**** PROVIDED RECORDS ****

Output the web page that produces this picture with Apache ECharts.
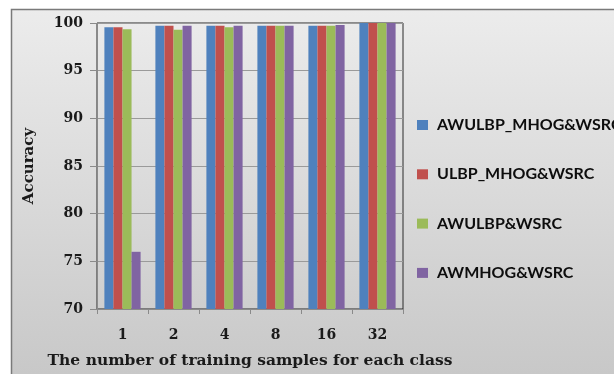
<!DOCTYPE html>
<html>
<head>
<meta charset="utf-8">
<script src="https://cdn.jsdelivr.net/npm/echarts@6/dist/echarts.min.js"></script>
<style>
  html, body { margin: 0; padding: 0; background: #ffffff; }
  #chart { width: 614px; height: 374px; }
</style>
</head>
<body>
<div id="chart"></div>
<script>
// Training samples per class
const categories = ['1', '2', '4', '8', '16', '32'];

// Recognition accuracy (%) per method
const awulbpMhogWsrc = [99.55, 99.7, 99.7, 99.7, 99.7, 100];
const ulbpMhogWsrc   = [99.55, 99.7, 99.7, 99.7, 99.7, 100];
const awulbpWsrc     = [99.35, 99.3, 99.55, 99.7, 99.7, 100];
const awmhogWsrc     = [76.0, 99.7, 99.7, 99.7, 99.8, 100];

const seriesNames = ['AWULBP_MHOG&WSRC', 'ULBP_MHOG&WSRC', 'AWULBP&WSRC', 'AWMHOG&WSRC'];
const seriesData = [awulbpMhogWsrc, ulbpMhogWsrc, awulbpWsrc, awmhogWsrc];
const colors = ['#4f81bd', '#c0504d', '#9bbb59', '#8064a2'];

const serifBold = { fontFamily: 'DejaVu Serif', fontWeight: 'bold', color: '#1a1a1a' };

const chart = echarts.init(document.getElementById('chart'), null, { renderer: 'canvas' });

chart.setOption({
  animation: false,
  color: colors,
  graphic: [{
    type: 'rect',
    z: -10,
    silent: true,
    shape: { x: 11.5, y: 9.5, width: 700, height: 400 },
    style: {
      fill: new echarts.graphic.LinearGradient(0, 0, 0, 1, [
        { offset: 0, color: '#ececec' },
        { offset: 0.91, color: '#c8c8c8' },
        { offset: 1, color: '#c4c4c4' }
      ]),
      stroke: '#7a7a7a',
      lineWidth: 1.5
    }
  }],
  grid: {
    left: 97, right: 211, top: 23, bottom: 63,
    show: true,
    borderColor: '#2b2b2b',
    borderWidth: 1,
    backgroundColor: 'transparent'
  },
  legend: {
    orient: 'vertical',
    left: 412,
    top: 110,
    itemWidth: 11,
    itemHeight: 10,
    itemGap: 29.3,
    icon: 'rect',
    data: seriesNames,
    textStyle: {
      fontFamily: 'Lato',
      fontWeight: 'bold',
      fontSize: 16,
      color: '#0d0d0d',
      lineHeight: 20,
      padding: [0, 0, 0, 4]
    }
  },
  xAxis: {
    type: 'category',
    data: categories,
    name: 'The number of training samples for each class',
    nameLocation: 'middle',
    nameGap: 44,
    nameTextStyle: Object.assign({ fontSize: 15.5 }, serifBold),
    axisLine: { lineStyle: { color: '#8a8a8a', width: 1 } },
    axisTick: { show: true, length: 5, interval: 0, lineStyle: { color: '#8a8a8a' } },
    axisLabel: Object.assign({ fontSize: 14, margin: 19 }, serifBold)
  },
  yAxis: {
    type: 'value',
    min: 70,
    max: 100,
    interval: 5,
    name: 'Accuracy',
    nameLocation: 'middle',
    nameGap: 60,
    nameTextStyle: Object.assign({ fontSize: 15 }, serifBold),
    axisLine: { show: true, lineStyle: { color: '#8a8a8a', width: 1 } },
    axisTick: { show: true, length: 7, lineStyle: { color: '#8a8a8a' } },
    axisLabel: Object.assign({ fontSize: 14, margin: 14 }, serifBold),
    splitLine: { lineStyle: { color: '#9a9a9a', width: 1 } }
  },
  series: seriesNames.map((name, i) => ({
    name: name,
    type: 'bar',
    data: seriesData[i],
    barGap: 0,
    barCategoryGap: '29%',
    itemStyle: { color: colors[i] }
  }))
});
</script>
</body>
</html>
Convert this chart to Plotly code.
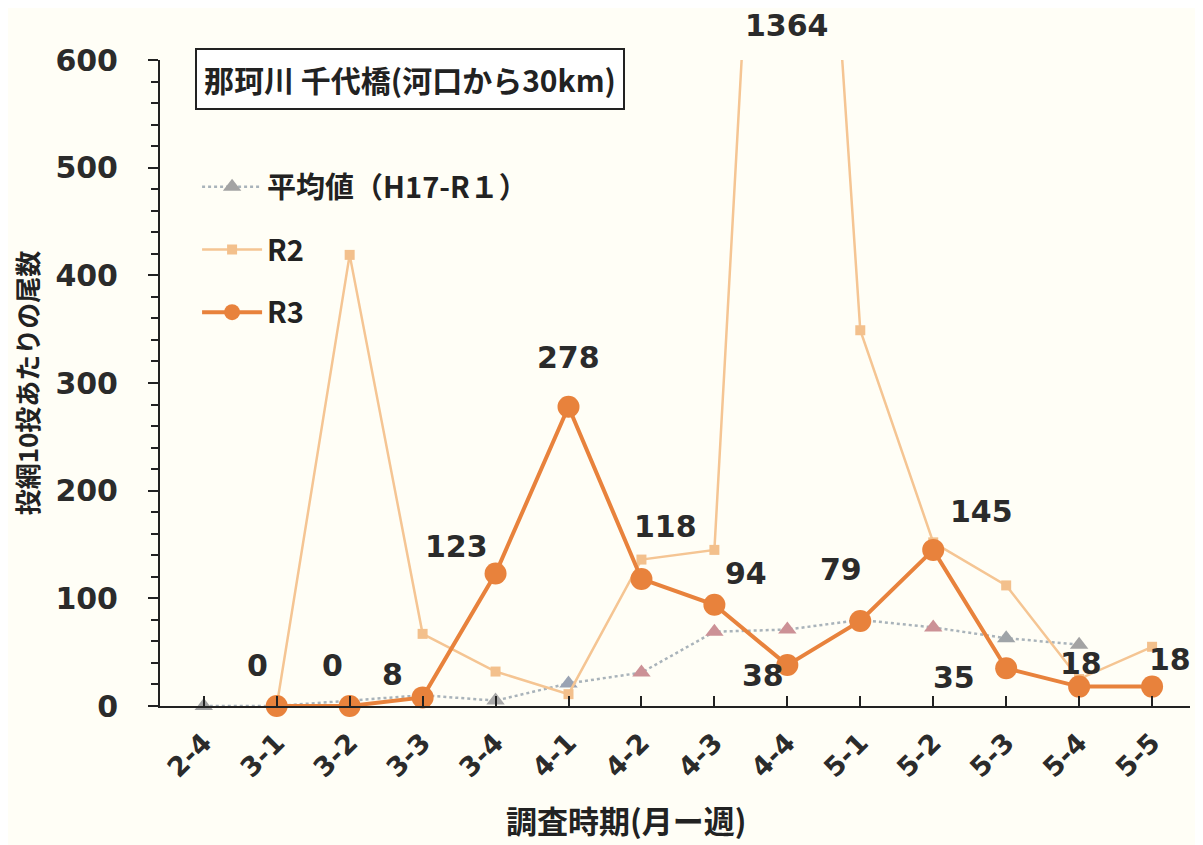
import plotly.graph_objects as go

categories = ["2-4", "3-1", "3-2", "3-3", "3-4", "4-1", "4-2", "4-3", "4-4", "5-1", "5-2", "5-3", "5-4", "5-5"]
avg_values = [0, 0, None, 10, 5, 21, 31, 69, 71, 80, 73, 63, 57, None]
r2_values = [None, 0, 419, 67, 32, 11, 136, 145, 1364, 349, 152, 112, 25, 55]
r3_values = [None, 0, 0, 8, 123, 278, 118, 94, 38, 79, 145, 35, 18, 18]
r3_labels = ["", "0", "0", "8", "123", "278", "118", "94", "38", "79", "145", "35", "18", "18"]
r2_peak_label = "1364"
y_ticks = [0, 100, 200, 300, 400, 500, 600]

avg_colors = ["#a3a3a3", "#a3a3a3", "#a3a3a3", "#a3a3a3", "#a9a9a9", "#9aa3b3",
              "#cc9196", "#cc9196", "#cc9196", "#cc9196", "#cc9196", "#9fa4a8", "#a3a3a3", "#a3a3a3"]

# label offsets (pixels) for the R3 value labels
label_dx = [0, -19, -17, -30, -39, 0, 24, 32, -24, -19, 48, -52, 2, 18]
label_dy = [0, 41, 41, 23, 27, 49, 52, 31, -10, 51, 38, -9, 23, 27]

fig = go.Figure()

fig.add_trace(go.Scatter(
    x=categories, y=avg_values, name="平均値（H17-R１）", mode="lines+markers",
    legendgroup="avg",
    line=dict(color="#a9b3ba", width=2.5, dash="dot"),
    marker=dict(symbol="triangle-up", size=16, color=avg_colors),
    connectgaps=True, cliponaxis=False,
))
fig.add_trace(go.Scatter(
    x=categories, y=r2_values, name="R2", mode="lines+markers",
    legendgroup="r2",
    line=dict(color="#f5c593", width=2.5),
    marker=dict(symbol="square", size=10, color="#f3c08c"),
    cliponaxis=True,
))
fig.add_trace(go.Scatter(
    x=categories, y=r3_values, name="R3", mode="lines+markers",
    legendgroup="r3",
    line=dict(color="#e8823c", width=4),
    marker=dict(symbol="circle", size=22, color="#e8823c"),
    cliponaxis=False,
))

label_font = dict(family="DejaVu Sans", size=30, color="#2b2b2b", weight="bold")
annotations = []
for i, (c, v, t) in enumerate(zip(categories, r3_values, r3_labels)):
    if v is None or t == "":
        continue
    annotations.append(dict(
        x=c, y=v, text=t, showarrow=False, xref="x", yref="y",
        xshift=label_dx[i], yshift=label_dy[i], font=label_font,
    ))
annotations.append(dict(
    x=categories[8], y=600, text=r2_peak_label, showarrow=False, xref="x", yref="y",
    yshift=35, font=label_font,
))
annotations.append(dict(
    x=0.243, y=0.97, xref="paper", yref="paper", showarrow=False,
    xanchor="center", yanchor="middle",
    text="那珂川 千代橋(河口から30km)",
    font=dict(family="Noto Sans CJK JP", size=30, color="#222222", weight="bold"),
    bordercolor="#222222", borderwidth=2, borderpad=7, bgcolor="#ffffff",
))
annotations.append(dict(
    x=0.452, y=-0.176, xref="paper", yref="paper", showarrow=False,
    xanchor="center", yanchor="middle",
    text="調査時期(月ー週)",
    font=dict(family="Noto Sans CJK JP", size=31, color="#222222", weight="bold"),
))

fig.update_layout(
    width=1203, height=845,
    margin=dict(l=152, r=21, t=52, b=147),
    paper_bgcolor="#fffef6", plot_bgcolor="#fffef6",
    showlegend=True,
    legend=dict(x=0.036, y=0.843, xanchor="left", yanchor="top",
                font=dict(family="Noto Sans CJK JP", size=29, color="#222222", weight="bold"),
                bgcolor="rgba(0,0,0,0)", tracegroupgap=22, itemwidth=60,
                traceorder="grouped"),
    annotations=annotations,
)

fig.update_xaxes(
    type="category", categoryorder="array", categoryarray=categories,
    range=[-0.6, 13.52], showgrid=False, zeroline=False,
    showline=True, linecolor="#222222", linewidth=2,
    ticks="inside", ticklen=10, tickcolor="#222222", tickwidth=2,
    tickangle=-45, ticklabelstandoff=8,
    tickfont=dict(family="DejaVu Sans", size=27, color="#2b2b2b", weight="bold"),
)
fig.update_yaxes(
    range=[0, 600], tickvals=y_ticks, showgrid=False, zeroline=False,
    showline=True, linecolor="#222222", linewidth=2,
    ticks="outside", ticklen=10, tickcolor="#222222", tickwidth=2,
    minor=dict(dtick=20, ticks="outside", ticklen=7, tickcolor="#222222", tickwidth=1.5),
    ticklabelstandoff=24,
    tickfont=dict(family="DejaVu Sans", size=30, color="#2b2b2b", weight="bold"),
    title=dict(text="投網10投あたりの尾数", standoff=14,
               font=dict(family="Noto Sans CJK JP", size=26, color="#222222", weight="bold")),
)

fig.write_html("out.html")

****

◆ **TASK PROMPT**: What lines above run from the one with "Convert this chart to Plotly code." to the one with "import plotly.graph_objects as go"? Give them again exactly, ends included, and leave the pictures out.

◆ **EXERCISE RESULT**:
Convert this chart to Plotly code.
import plotly.graph_objects as go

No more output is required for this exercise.